A creative and talkative child, Amina grew up in her father’s homeland of Nigeria where she and her family moved shortly after her 7th birthday. She wouldn’t return to the U.S. for good until after high school. "We didn’t have that much over there at that time so I missed a whole lot of early hip-hop,” she explains, “…but in retrospect, I consider myself lucky to have had influences of not just Nigerian musicians like Fela and Sunny Ade but also American artists like The Spinners, Roberta Flack, Miles Davis, and so many others were influences for me, because my mom played it all!” She admits, “So, with roots like that, it’s no wonder I became hip-hop!”
Amina is now an internationally recognized voice of grassroots hip-hop activism. She is a writer, performing artist, filmmaker, and hip-hop practitioner who has spent the past 20 years involved in the preservation of Chicago’s hip-hop culture and community. Amina is founder of Chicago Hip-Hop Initiative, a hip-hop community empowerment collaborative; and Co-Founder of Chicago Hip-Hop Heritage Month, an officially recognized annual observance (since 2003) that celebrates Chicago’s local hip-hop arts and community throughout the entire month of July. She’s also a respected emcee, poet, and founding member of Urbanized Music, a production duo of Amina & Coolout Chris, and collective of Chicago-based true school artists who’ve performed internationally promoting the aesthetics of hip-hop culture over media hype.

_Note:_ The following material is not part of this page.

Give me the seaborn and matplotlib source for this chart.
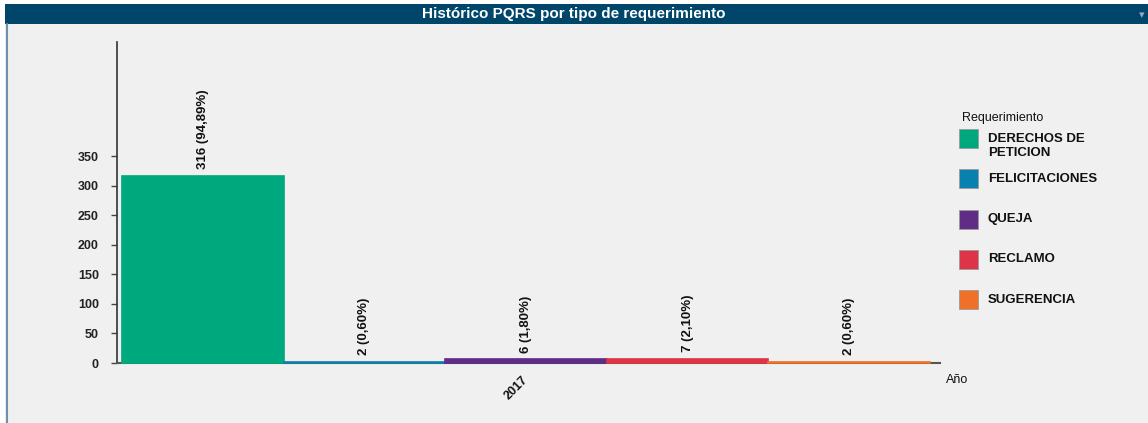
import pandas as pd
import matplotlib.pyplot as plt
import seaborn as sns
from matplotlib.patches import Rectangle

# Data
anio = ["2017"] * 5
requerimientos = ["DERECHOS DE PETICION", "FELICITACIONES", "QUEJA", "RECLAMO", "SUGERENCIA"]
cantidades = [316, 2, 6, 7, 2]
leyenda = ["DERECHOS DE\nPETICION", "FELICITACIONES", "QUEJA", "RECLAMO", "SUGERENCIA"]
colores = ["#00A87D", "#0A80AE", "#5F2C86", "#DD3447", "#F07027"]
y_ticks = [0, 50, 100, 150, 200, 250, 300, 350]

sns.set_theme(style="white")
plt.rcParams['font.family'] = ['Liberation Sans', 'DejaVu Sans']

df = pd.DataFrame({"Año": anio, "Requerimiento": requerimientos, "Cantidad": cantidades})
total = sum(cantidades)

W, H = 1148, 423
fig = plt.figure(figsize=(W / 100, H / 100), dpi=100, facecolor="#F0F0F0")
ax = fig.add_axes([117 / W, 1 - 363 / H, 823 / W, 321 / H])
ax.set_facecolor("#F0F0F0")

sns.barplot(data=df, x="Año", y="Cantidad", hue="Requerimiento",
            hue_order=requerimientos, palette=colores, width=0.98,
            saturation=1, legend=False, ax=ax, zorder=3)

for p in ax.patches:
    h = p.get_height()
    p.set_clip_on(False)
    # thin outline in the bar colour so tiny bars stay visible over the axis
    p.set_edgecolor(p.get_facecolor())
    p.set_linewidth(1.2)
    ax.annotate(f"{h:.0f} ({100 * h / total:.2f}%)".replace(".", ","),
                (p.get_x() + p.get_width() / 2, h), xytext=(0, 5),
                textcoords="offset points", rotation=90, ha="center", va="bottom",
                fontsize=9.5, weight="bold", color="#111111")

ax.set_ylim(0, 543)
ax.set_xlim(-0.496, 0.502)
ax.set_yticks(y_ticks)
ax.set_yticklabels([str(t) for t in y_ticks], fontsize=9, weight="bold", color="#222222")
ax.tick_params(axis="y", left=True, length=4, width=1, color="#444444", pad=9)
ax.tick_params(axis="x", bottom=False, pad=2)
ax.set_xticks([0.005])
ax.set_xticklabels(["2017"], rotation=45, ha="right", fontsize=9, weight="bold",
                   color="#111111")
ax.set_xlabel("")
ax.set_ylabel("")
for s in ["top", "right"]:
    ax.spines[s].set_visible(False)
ax.spines["left"].set_color("#333333")
ax.spines["bottom"].set_color("#555555")
ax.spines["left"].set_linewidth(1.2)
ax.spines["bottom"].set_linewidth(1.5)
ax.text(1.007, -0.035, "Año", transform=ax.transAxes, fontsize=9, color="#111111",
        ha="left", va="top")

# legend laid out by hand to match the spacing of the original widget
fig.text(962 / W, 1 - 118 / H, "Requerimiento", ha="left", va="center",
         fontsize=9, color="#111111")
for i, (lab, col) in enumerate(zip(leyenda, colores)):
    yc = 138.5 + 40.3 * i
    fig.patches.append(Rectangle((959 / W, 1 - (yc + 9.5) / H), 19 / W, 19 / H,
                                 transform=fig.transFigure, facecolor=col,
                                 edgecolor="#9A9A9A", linewidth=0.6))
    ty = yc + (7.5 if "\n" in lab else 0)
    fig.text(988 / W, 1 - ty / H, lab, ha="left", va="center", fontsize=9.5,
             weight="bold", color="#111111", linespacing=1.2)

# header bar and frame
fig.patches.append(Rectangle((5 / W, 1 - 24 / H), 1, 20 / H,
                             transform=fig.transFigure, facecolor="#00466B",
                             edgecolor="none", zorder=0))
fig.patches.append(Rectangle((0, 1 - 4 / H), 1, 4 / H, transform=fig.transFigure,
                             facecolor="white", edgecolor="none", zorder=0))
fig.patches.append(Rectangle((0, 0), 5 / W, 1 - 4 / H, transform=fig.transFigure,
                             facecolor="white", edgecolor="none", zorder=0))
fig.lines.append(plt.Line2D([6.5 / W, 6.5 / W], [0, 1 - 24 / H],
                            transform=fig.transFigure, color="#6C90AE", linewidth=1.5))
fig.text(0.5, 1 - 14 / H, "Histórico PQRS por tipo de requerimiento", ha="center",
         va="center", color="white", fontsize=11, weight="bold")
fig.text(1 - 6 / W, 1 - 15 / H, "▾", ha="center", va="center", color="#8FA8BE",
         fontsize=8, family="DejaVu Sans")

fig.savefig("out.png", dpi=100, facecolor=fig.get_facecolor())
plt.close(fig)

Amina has sat on panels alongside Gloria Steinem, Fat Joe, Dr. Carol Adams, Billy Wimsatt, DMC, Bakari Kitwana, WaterFlow, Dres, Harry Allen, Jeff Chang, Joan Morgan, among many other activists, entertainers, and academics. She has taken part in Hip-Hop Theater Festival (MCA, Chicago), Taking It To The Streets (Chicago), Campus Progress National Student Conference (Washington, DC), Antioch College Hip-Hop Convergence (Yellow Springs, OH), SLUM Fest (Saint Louis), and Remixing The Art Of Social Change, (Chicago). She has performed at Chicago’s Steppenwolf Theater, Navy Pier, Millennium Park, Chicago Cultural Center, The Vic, Double Door, Joe’s and a host of nightclubs and performance venues.
Selected in 2010 to serve as a United States Cultural Envoy, Amina spent 2 weeks leading a team of 3 hip-hop artists from Chicago as they toured 7 regions in the West African nation of Cote d’Ivoire. They performed, conducted workshops, met local artists and helped foster an understanding of American culture while encouraging young people to use hip-hop progressively. This assignment was chronicled in the independently produced documentary Keep It Moving-Chicago to Cote d’Ivoire (April ‘11), which premiered to much acclaim in the Chicago International Movies & Music Festival. The exchange gave birth to the creation of the Cote d’Ivoire Hip-Hop Initiative, a registered NGO, committed to the same as their sister group in Chicago.
Amina currently teaches a course on Hip-Hop history at Columbia College, Chicago. She also lectures, writes, and performs hip-hop, and spoken word around the country.